Conflicts may arise in a variety of ways. For example, in the case of Government officials, as a result of holding an official position which carries responsibility for some aspect of the operation or affairs of the corporation, or over policy which affects the corporation. It may also occur as a result of being on the Board of another corporation or being an employee of or consultant to another corporation having either dealings with the corporation or an interest in its activities. In such circumstances, the director who has a conflict must:
- declare the nature of the conflict to the board of directors;
- not have access to information of the corporation in relation to the matter in which he or she has the conflict;
- absent himself or herself from all meetings of the corporation at which the matter he or she has, or may have, a conflict is discussed;
- absent himself or herself from all meetings of the Board at which any matter in relation to which he or she has, or may have, a conflict as a director of the corporation is discussed;
- not seek, directly or indirectly, to influence the outcome of any deliberations by the corporation or any of its officers in relation to any matter to which he or she may have a conflict;
- not participate in any way in the decisions of the corporation concerning matters involving the other organisation which the director represents;
- not participate in any way in the decisions of the Board where those matters affect, or could affect, the corporation; and
- disclose interests in contracts with the corporation and potential conflicts through offices or property held.

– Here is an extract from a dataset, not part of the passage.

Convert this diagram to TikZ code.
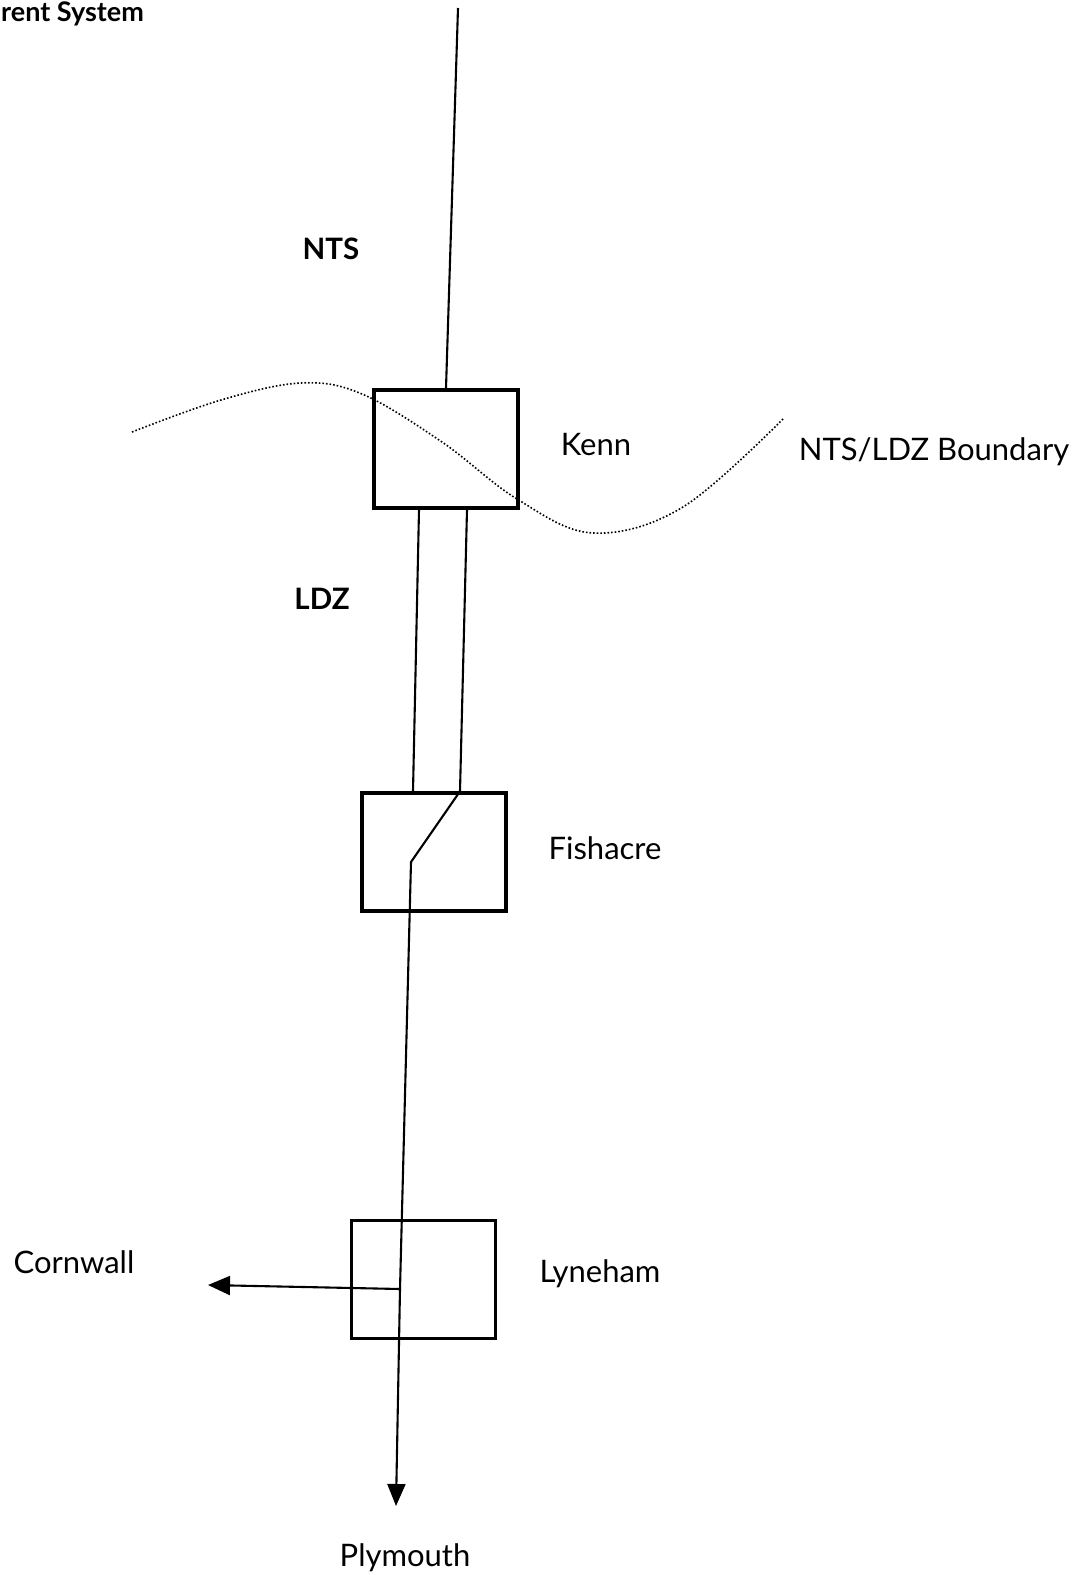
\documentclass[tikz,border=0pt]{standalone}
\usepackage{fontspec}
\setmainfont{Lato}
\usetikzlibrary{arrows.meta}

\begin{document}
\begin{tikzpicture}[x=1pt,y=-1pt,
	station/.style={draw,line width=3.4pt,minimum width=144pt,minimum height=118pt},
	pipe/.style={line width=2.1pt},
	lbl/.style={font=\fontsize{31}{34}\selectfont},
	zone/.style={font=\fontsize{29.5}{32}\selectfont\bfseries}]
				\useasboundingbox (0,0) rectangle (1084,1575);
				\node[station] (kenn) at (446,449) {};
				\node[station] (fish) at (434,852) {};
				\node[station,line width=3pt] (lyne) at (423,1279) {};
				\coordinate (ntstop) at (458,8);
				\coordinate (kink) at (411,862);
				\coordinate (tee) at (400,1289);
				\coordinate (plym) at (396,1506);
				\coordinate (corn) at (208,1285);
				\draw[pipe] (ntstop) -- (kenn.north);
				\draw[pipe] ([xshift=-27pt]kenn.south) -- ([xshift=-21pt]fish.north);
				\draw[pipe] ([xshift=21pt]kenn.south) -- ([xshift=26pt]fish.north) -- (kink) -- (tee);
				\draw[pipe,-{Triangle[length=22pt,width=18pt]}] (tee) -- (plym);
				\draw[pipe,-{Triangle[length=22pt,width=19pt]}] (tee) -- (corn);
				\draw[dotted,line width=1.6pt] plot[smooth,tension=0.6] coordinates
					{(132,432) (221,400) (301,383) (362,394) (442,442) (517,499) (593,533) (683,507) (784,418)};
				\node[anchor=north west,inner sep=1pt,font=\fontsize{27}{29}\selectfont\bfseries] (title) at (0,1) {rent System};
				\node[zone] (nts) at (331,249) {NTS};
				\node[zone] (ldz) at (322,599) {LDZ};
				\node[lbl] (kennl) at (596,444) {Kenn};
				\node[lbl] (bound) at (934,452) {NTS/LDZ Boundary};
				\node[lbl] (fishl) at (605,848) {Fishacre};
				\node[lbl] (cornl) at (74,1262) {Cornwall};
				\node[lbl] (lynel) at (600,1274) {Lyneham};
				\node[lbl] (plyml) at (405,1558) {Plymouth};
			\end{tikzpicture}
\end{document}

Under the Corporations Act 2001 (external link), unless the other directors otherwise resolve, a director of a corporation must not vote or be present at a Board meeting in relation to a matter in which he or she has a material personal interest.
Relevance should also be had to section 995 of the Corporations Act 2001 (external link) which deals with misleading and deceptive conduct.
Penalties
Breach of statutory duties draws penalties under the Corporations Act 2001 (external link) which range up to $220,000 . Under both the common law and the Corporations Act 2001 (external link), officers may also be required to pay compensation or to account for profits. In some cases directors may also be disqualified from office.